Once the backing FC storage returned, the surviving node had its LUNs and its quorum device.  Oracle and SAP applications threw the requisite hissy fits, but that's an easy fix - 

clrg offline -Z <zonecluster> <RG>
clrg suspend -Z <zonecluster> <RG>
clrg online -Z  <zonecluster> <RG>

Note that the 'suspend' issues because if the RG comes online with a resource failing, a failover will commence.  In a 'pick up the pieces' situation, you don't want that.  If nothing else, it just adds time to the recovery process.  

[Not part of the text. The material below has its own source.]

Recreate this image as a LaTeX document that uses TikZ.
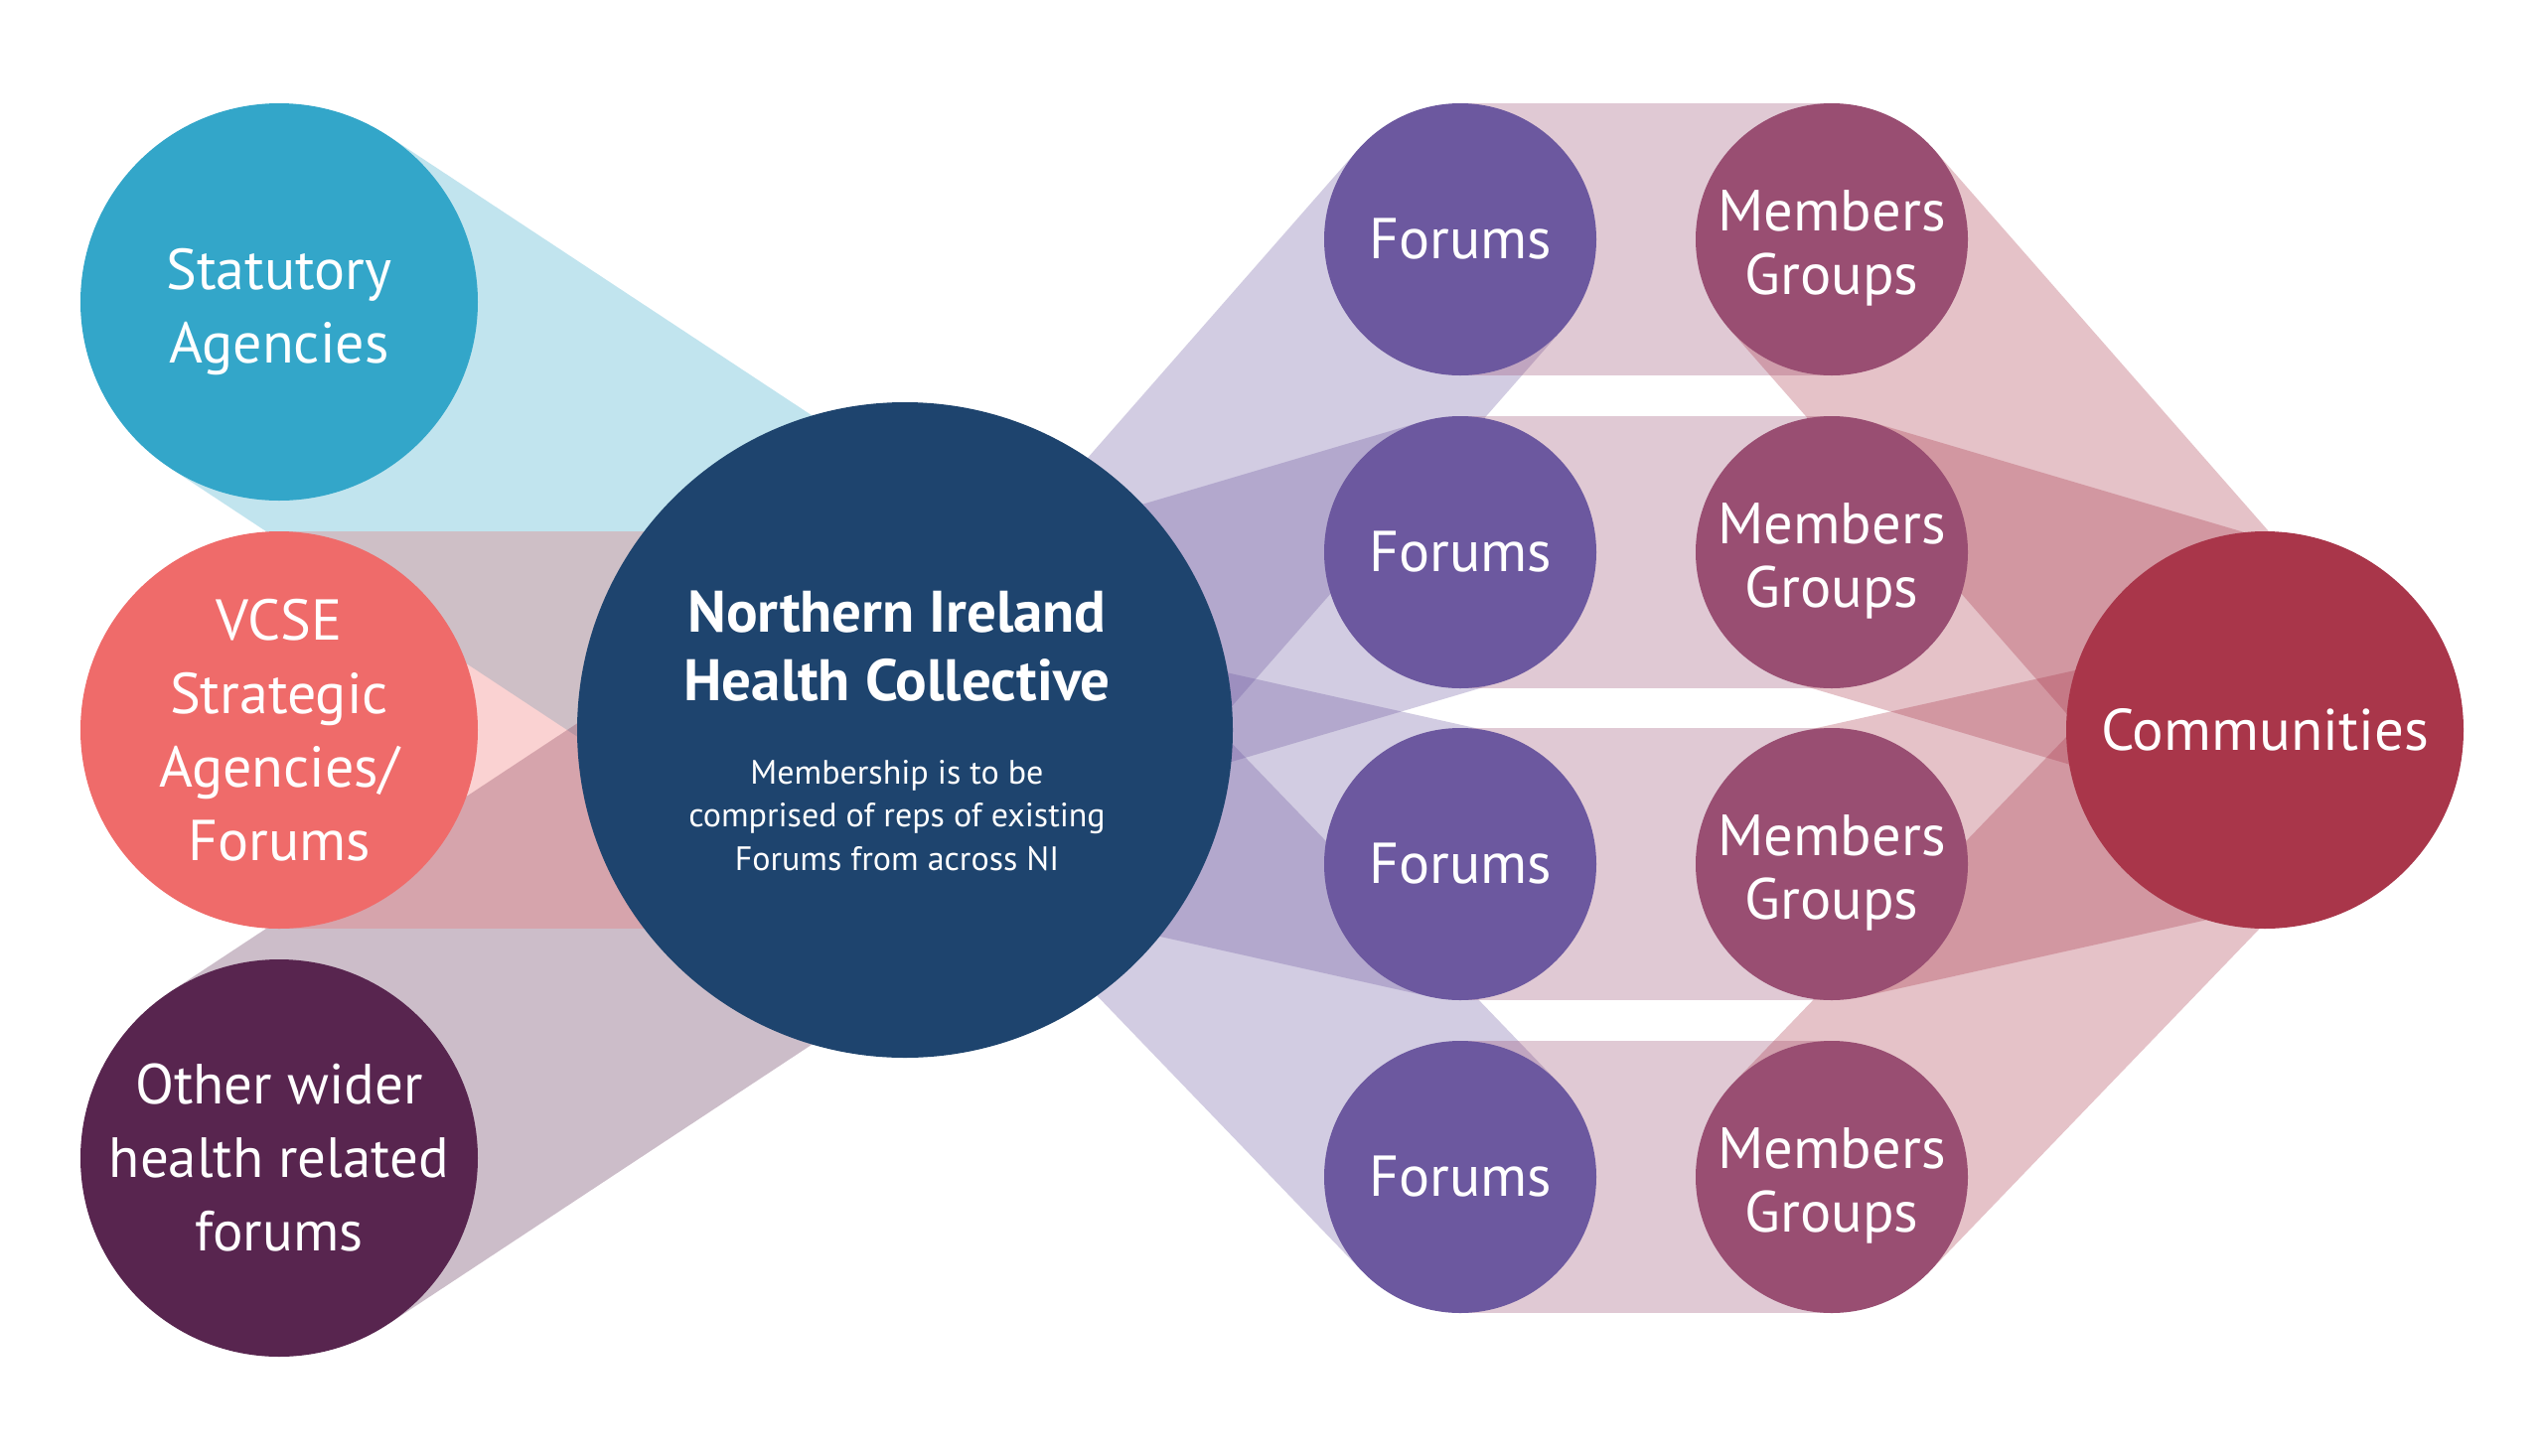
\documentclass[tikz,border=0pt]{standalone}
\usepackage{fontspec}
\setmainfont{PT Sans}
\usetikzlibrary{calc,backgrounds}
\definecolor{cstat}{HTML}{33A6C9}
\definecolor{cvcse}{HTML}{EF6B6A}
\definecolor{cother}{HTML}{58254F}
\definecolor{cnihc}{HTML}{1E446E}
\definecolor{cforum}{HTML}{6C589F}
\definecolor{cmember}{HTML}{994E72}
\definecolor{ccomm}{HTML}{A9364A}
\tikzset{
  bubble/.style={circle, inner sep=0pt, text=white, align=center, font=\fontsize{58}{74}\selectfont},
  bigbubble/.style={bubble, minimum size=400pt},
  smallbubble/.style={bubble, minimum size=274pt},
  band/.style={line cap=butt, opacity=0.3},
  wideband/.style={band, line width=400pt},
  narrowband/.style={band, line width=274pt},
}
\begin{document}
\begin{tikzpicture}[x=1pt,y=-1pt]
\useasboundingbox (0,0) rectangle (2560,1465);
% left circles
\node[bigbubble, fill=cstat] (stat) at (281,304) {\rule{0pt}{62pt}Statutory\\Agencies};
\node[bigbubble, fill=cvcse] (vcse) at (281,735) {VCSE\\Strategic\\Agencies/\\Forums};
\node[bigbubble, fill=cother, font=\fontsize{57}{74}\selectfont] (other) at (281,1166) {Other wider\\health related\\forums};
% centre
\node[circle, inner sep=0pt, fill=cnihc, minimum size=660pt] (nihc) at (911,735) {};
\node[text=white, align=center, font=\bfseries\fontsize{59}{69}\selectfont] (title) at (903,651) {Northern Ireland\\Health Collective};
\node[text=white, align=center, font=\fontsize{34}{43.5}\selectfont] (body) at (903,821) {Membership is to be\\comprised of reps of existing\\Forums from across NI};
% forums and members
\foreach \i/\y in {1/241,2/556,3/870,4/1185}{
  \node[smallbubble, fill=cforum] (f\i) at (1470,\y) {Forums};
  \node[smallbubble, fill=cmember, font=\fontsize{58.5}{64}\selectfont] (m\i) at (1844,\y) {\rule{0pt}{58pt}Members\\Groups};
}
\node[bigbubble, fill=ccomm, font=\fontsize{59}{74}\selectfont] (comm) at (2280,735) {Communities};
\begin{pgfonlayer}{background}
  \fill[white] (0,0) rectangle (2560,1465);
  \coordinate (ls) at (934,735);
  \coordinate (rf1) at (1037,735);
  \coordinate (rf2) at (865,735);
  \coordinate (rc1) at (2277,735);
  \coordinate (rc2) at (2449,735);
  % left bands
  \draw[wideband, cstat] (stat.center) -- ($(stat.center)!(nihc.center)!(ls)$);
  \draw[wideband, cother] (other.center) -- ($(other.center)!(nihc.center)!(ls)$);
  \draw[wideband, cvcse] (vcse.center) -- (nihc.center);
  % centre to forums
  \draw[narrowband, cforum] (f1.center) -- ($(f1.center)!(nihc.center)!(rf1)$);
  \draw[narrowband, cforum] (f4.center) -- ($(f4.center)!(nihc.center)!(rf1)$);
  \draw[narrowband, cforum] (f2.center) -- ($(f2.center)!(nihc.center)!(rf2)$);
  \draw[narrowband, cforum] (f3.center) -- ($(f3.center)!(nihc.center)!(rf2)$);
  % forums to members
  \foreach \i in {1,...,4}{
    \draw[narrowband, cmember] (f\i.center) -- (m\i.center);
  }
  % members to communities
  \draw[narrowband, ccomm] (m1.center) -- ($(m1.center)!(comm.center)!(rc1)$);
  \draw[narrowband, ccomm] (m4.center) -- ($(m4.center)!(comm.center)!(rc1)$);
  \draw[narrowband, ccomm] (m2.center) -- ($(m2.center)!(comm.center)!(rc2)$);
  \draw[narrowband, ccomm] (m3.center) -- ($(m3.center)!(comm.center)!(rc2)$);
\end{pgfonlayer}
\end{tikzpicture}
\end{document}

By 6:30 that morning, all production systems had returned to normal, with a few non-critical items remaining on the list.  After 36 hours of awake time, I went home for a nap.  Overall, production primary went offline for about 90 minutes.  Production secondary for an additional 3 hours, and the other hour or so I spent doing health checks and cleaning.  

Aftermath

Most things are back to normal now, with the sole remaining issue being a NetApp cluster peering problem.  It's quite novel (to me).  A peering relationship between the local SAN and a remote SAN shows up as "Unhealthy" on the local SAN, but as healthy on the remote.  Routing works, ping works, VSM replication works.  I've submitted this one to the support folks at NetApp.  I think it's because one intercluster LIF  on the local SAN is not on it's home port.  That's easy enough to fix, but I'd like to know before I bump the LIF.  If that's not it, the LIF bump can wait for a maintenance window while I focus on the peer issue.

Overall, for such a major screw up, the end results haven't been too bad.  When you invest in good hardware, good software, and continuous training, you at least stack the odds in your favor.  The temptation was strong to throw up my hands and say "Screw it.  You broke it, you fix it!", especially when sleep deprived.  But, a certain pride in seeing something through took over.  I admit, I would have much rather been curled up in bed with the wife.  But, as other admins out there know - we do what we have to do!